I finished gluing up the sharps last night. The interesting thing about this step is that it required using a "rub joint". This is a simple operation in which you spread glue on one or both surfaces and rub it until it firms up. Some say this pushes the glue into the pores of the wood. I think it may do that a bit, yet it also help dry up the glue, making it more sticky to the point where the surfaces adhere pretty solidly together. I must admit it was a bit odd not clamping with a clothespin or small clamp, yet it worked quite well.
In preparation for gluing the sharp pieces to the keys, I weighted down the back of the keys and then lightly clamped a straightedge across a line I drew when the keyboard was still a large piece of jointed wood.

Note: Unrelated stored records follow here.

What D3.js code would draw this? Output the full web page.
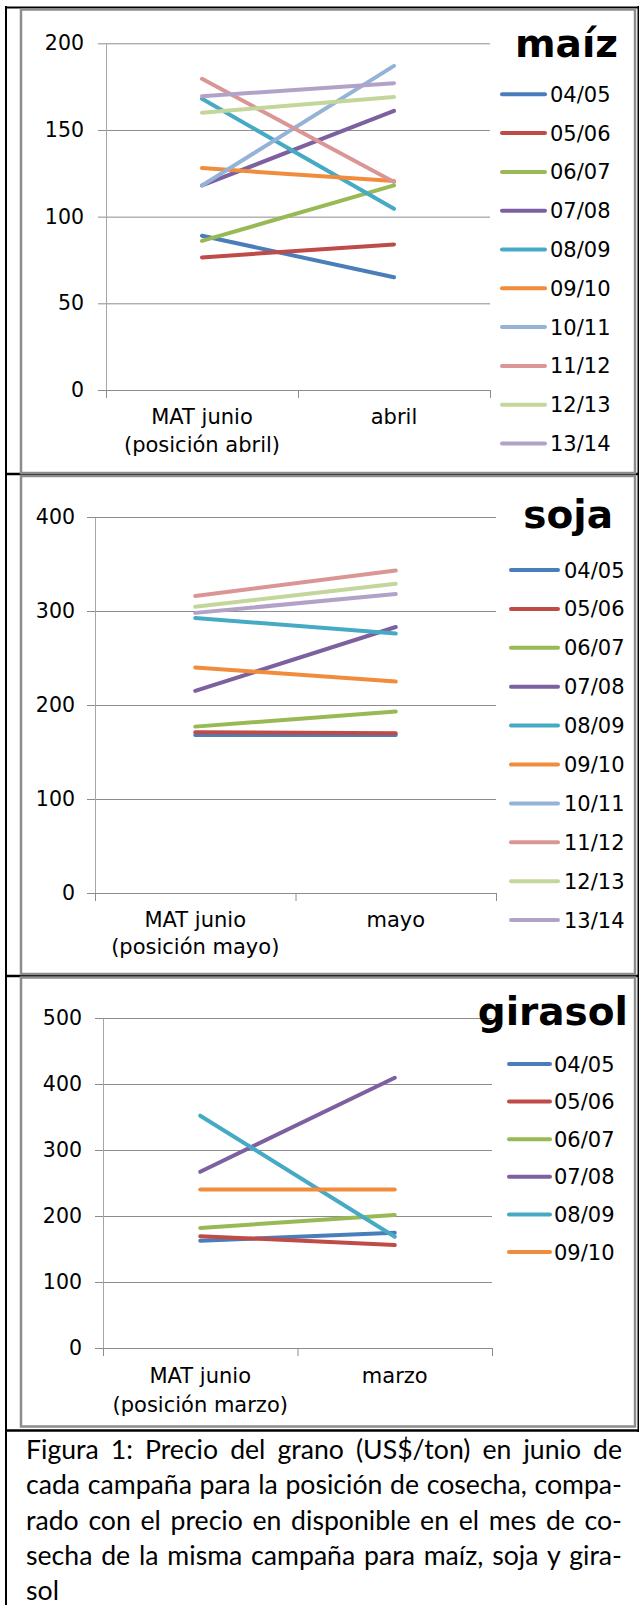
<!DOCTYPE html>
<html>
<head>
<meta charset="utf-8">
<script src="https://cdn.jsdelivr.net/npm/d3@7"></script>
<style>
  body { margin: 0; background: #fff; }
  svg { display: block; }
</style>
</head>
<body>
<script>
// campaigns and colours (Excel 2007 default line palette)
var campaigns = ["04/05", "05/06", "06/07", "07/08", "08/09", "09/10", "10/11", "11/12", "12/13", "13/14"];
var seriesColors = ["#4a7ebb", "#be4b48", "#98b954", "#7d60a0", "#46aac5", "#f08c3c", "#95b3d7", "#d99694", "#c3d69b", "#b3a2c7"];

// maiz
var maizCategories = [["MAT junio", "(posición abril)"], ["abril"]];
var maizTicks = [0, 50, 100, 150, 200];
var maizValues = [
  [89, 65], [76.5, 84], [86, 118], [118, 161], [168, 104.5],
  [128, 120.5], [118, 187], [179.5, 120], [160, 169], [169.5, 177]
];

// soja (10/11 has no points)
var sojaCategories = [["MAT junio", "(posición mayo)"], ["mayo"]];
var sojaTicks = [0, 100, 200, 300, 400];
var sojaValues = [
  [168, 168], [171, 170], [177, 193], [215, 283], [292.5, 276],
  [240, 225], [null, null], [316, 343], [304.5, 329], [298, 318]
];

// girasol
var girasolCampaigns = campaigns.slice(0, 6);
var girasolCategories = [["MAT junio", "(posición marzo)"], ["marzo"]];
var girasolTicks = [0, 100, 200, 300, 400, 500];
var girasolValues = [
  [162.5, 174.5], [169.5, 156], [182, 201.5], [267, 409.5], [352, 168.5], [240, 240]
];

var captionLines = [
  "Figura 1: Precio del grano (US$/ton) en junio de",
  "cada campaña para la posición de cosecha, compa-",
  "rado con el precio en disponible en el mes de co-",
  "secha de la misma campaña para maíz, soja y gira-",
  "sol"
];

var width = 639, height = 1605;

var svg = d3.select("body").append("svg")
  .attr("width", width)
  .attr("height", height);

// table frame (black)
var frame = svg.append("g").attr("stroke", "#000").attr("fill", "none");
frame.append("line").attr("x1", 6).attr("x2", 6).attr("y1", 6).attr("y2", height).attr("stroke-width", 2);
frame.append("line").attr("x1", 5).attr("x2", 639).attr("y1", 7.5).attr("y2", 7.5).attr("stroke-width", 2);
frame.append("line").attr("x1", 638.5).attr("x2", 638.5).attr("y1", 6).attr("y2", 1432).attr("stroke-width", 2);
[474, 976, 1430.5].forEach(function (yy) {
  frame.append("line").attr("x1", 5).attr("x2", 639).attr("y1", yy).attr("y2", yy).attr("stroke-width", 2.5);
});

function panel(cfg) {
  var g = svg.append("g");

  // chart box (grey)
  g.append("rect")
    .attr("x", cfg.box[0]).attr("y", cfg.box[1])
    .attr("width", cfg.box[2] - cfg.box[0]).attr("height", cfg.box[3] - cfg.box[1])
    .attr("fill", "#fff").attr("stroke", "#8c8c8c").attr("stroke-width", 2.5);

  var y = d3.scaleLinear()
    .domain([0, d3.max(cfg.ticks)])
    .range([cfg.bottom, cfg.top]);

  var x = d3.scalePoint()
    .domain(d3.range(cfg.categories.length))
    .range([cfg.left, cfg.right])
    .padding(0.5);

  var xEdges = d3.scaleLinear().domain([0, cfg.categories.length]).range([cfg.left, cfg.right]);

  // gridlines
  g.append("g")
    .attr("transform", "translate(" + cfg.left + ",0)")
    .call(d3.axisLeft(y).tickValues(cfg.ticks).tickSize(-(cfg.right - cfg.left)).tickFormat(""))
    .call(function (a) {
      a.select(".domain").remove();
      a.selectAll("line").attr("stroke", "#8c8c8c");
    });

  // y axis with outward ticks and labels
  g.append("g")
    .attr("transform", "translate(" + cfg.left + ",0)")
    .call(d3.axisLeft(y).tickValues(cfg.ticks).tickSize(8).tickSizeOuter(0).tickPadding(cfg.tickPad))
    .call(function (a) {
      a.select(".domain").attr("stroke", "#a6a6a6");
      a.selectAll("line").attr("stroke", "#8c8c8c");
      a.selectAll("text")
        .attr("fill", "#000")
        .style("font-family", "'DejaVu Sans', Verdana, sans-serif")
        .style("font-size", "20.5px");
    });

  // x axis: ticks at category edges
  g.append("g")
    .attr("transform", "translate(0," + cfg.bottom + ")")
    .call(d3.axisBottom(xEdges).tickValues(d3.range(cfg.categories.length + 1)).tickSize(8).tickSizeOuter(0).tickFormat(""))
    .call(function (a) {
      a.select(".domain").attr("stroke", "#8c8c8c");
      a.selectAll("line").attr("stroke", "#8c8c8c");
    });

  // category labels
  cfg.categories.forEach(function (lines, i) {
    var t = g.append("text")
      .attr("text-anchor", "middle")
      .style("font-family", "'DejaVu Sans', Verdana, sans-serif")
      .style("font-size", "21px")
      .attr("fill", "#000");
    lines.forEach(function (s, j) {
      t.append("tspan")
        .attr("x", x(i))
        .attr("y", cfg.catY[j])
        .attr("dy", "0.35em")
        .text(s);
    });
  });

  // series lines
  var line = d3.line()
    .defined(function (d) { return d != null; })
    .x(function (d, i) { return x(i); })
    .y(function (d) { return y(d); });

  g.selectAll(".series")
    .data(cfg.values)
    .enter()
    .append("path")
    .attr("class", "series")
    .attr("d", line)
    .attr("fill", "none")
    .attr("stroke", function (d, i) { return seriesColors[i]; })
    .attr("stroke-width", 4)
    .attr("stroke-linecap", "round");

  // title
  g.append("text")
    .attr("x", cfg.titleX)
    .attr("y", cfg.titleY)
    .attr("text-anchor", "end")
    .style("font-family", "'DejaVu Sans', Verdana, sans-serif")
    .style("font-weight", "bold")
    .style("font-size", "39px")
    .attr("fill", "#000")
    .text(cfg.title);

  // legend
  var legend = g.selectAll(".legend")
    .data(cfg.names)
    .enter()
    .append("g")
    .attr("class", "legend")
    .attr("transform", function (d, i) { return "translate(0," + (cfg.legY + i * cfg.legStep) + ")"; });

  legend.append("line")
    .attr("x1", cfg.legX[0]).attr("x2", cfg.legX[1])
    .attr("stroke", function (d, i) { return seriesColors[i]; })
    .attr("stroke-width", 4)
    .attr("stroke-linecap", "round");

  legend.append("text")
    .attr("x", cfg.legX[2])
    .attr("dy", "0.36em")
    .style("font-family", "'DejaVu Sans', Verdana, sans-serif")
    .style("font-size", "21px")
    .attr("fill", "#000")
    .text(function (d) { return d; });
}

panel({
  box: [21, 9.5, 635, 473], left: 106, right: 490, top: 43.3, bottom: 390, tickPad: 14,
  ticks: maizTicks, categories: maizCategories, values: maizValues, names: campaigns,
  catY: [417, 445], title: "maíz", titleX: 618, titleY: 57,
  legX: [502, 545, 550], legY: 94.3, legStep: 38.8
});

panel({
  box: [21, 476, 635, 974], left: 95, right: 496, top: 517, bottom: 893, tickPad: 12,
  ticks: sojaTicks, categories: sojaCategories, values: sojaValues, names: campaigns,
  catY: [920, 947], title: "soja", titleX: 613, titleY: 528,
  legX: [511, 558, 564], legY: 570, legStep: 38.9
});

panel({
  box: [21, 977.5, 635, 1426.5], left: 103, right: 492, top: 1018, bottom: 1348, tickPad: 13,
  ticks: girasolTicks, categories: girasolCategories, values: girasolValues, names: girasolCampaigns,
  catY: [1376, 1405], title: "girasol", titleX: 628, titleY: 1025,
  legX: [509, 550, 554], legY: 1064, legStep: 37.6
});

// caption, justified; size chosen so the second line nearly fills the width
var capLeft = 26, capRight = 622, capTop = 1459, capStep = 35.3;

var caption = svg.append("g")
  .style("font-family", "Lato, 'Open Sans', sans-serif")
  .style("font-size", "23px")
  .attr("fill", "#000");

var probe = caption.append("text").text(captionLines[1]);
var fs = 23 * (capRight - capLeft - 6) / probe.node().getComputedTextLength();
probe.remove();
caption.style("font-size", fs + "px");

captionLines.forEach(function (s, i) {
  var words = s.split(" ");
  var t = caption.append("text").attr("y", capTop + i * capStep);
  var spans = words.map(function (w) { return t.append("tspan").text(w); });
  var widths = spans.map(function (sp) { return sp.node().getComputedTextLength(); });
  var total = d3.sum(widths);
  var last = i === captionLines.length - 1;
  var gap = (words.length > 1 && !last) ? (capRight - capLeft - total) / (words.length - 1) : 6;
  var xx = capLeft;
  spans.forEach(function (sp, k) {
    sp.attr("x", xx);
    xx += widths[k] + gap;
  });
});
</script>
</body>
</html>
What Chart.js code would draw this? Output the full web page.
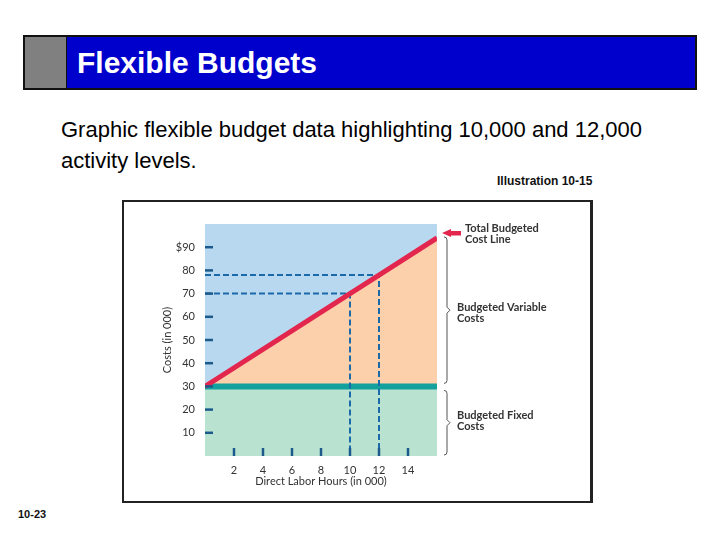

When I posted this photo to the Facebook project page, my Australian observer suggested I finish capping the naturals before proceeding with gluing the sharps. He reasoned that I would be able to adjust the positions of the sharps easier if the naturals were completed. I emailed Mr. Miller, author of the eBook Most Excellent about it and he said that it's done both ways and that it's a matter of personal preference. Because his directions have thus far not steered me wrong, I decided to continue to follow them and move ahead with gluing the sharps up. We'll see what I learn from this as I cap the naturals in a later step.
For now, the sharps are glued and I'm preparing them for painting.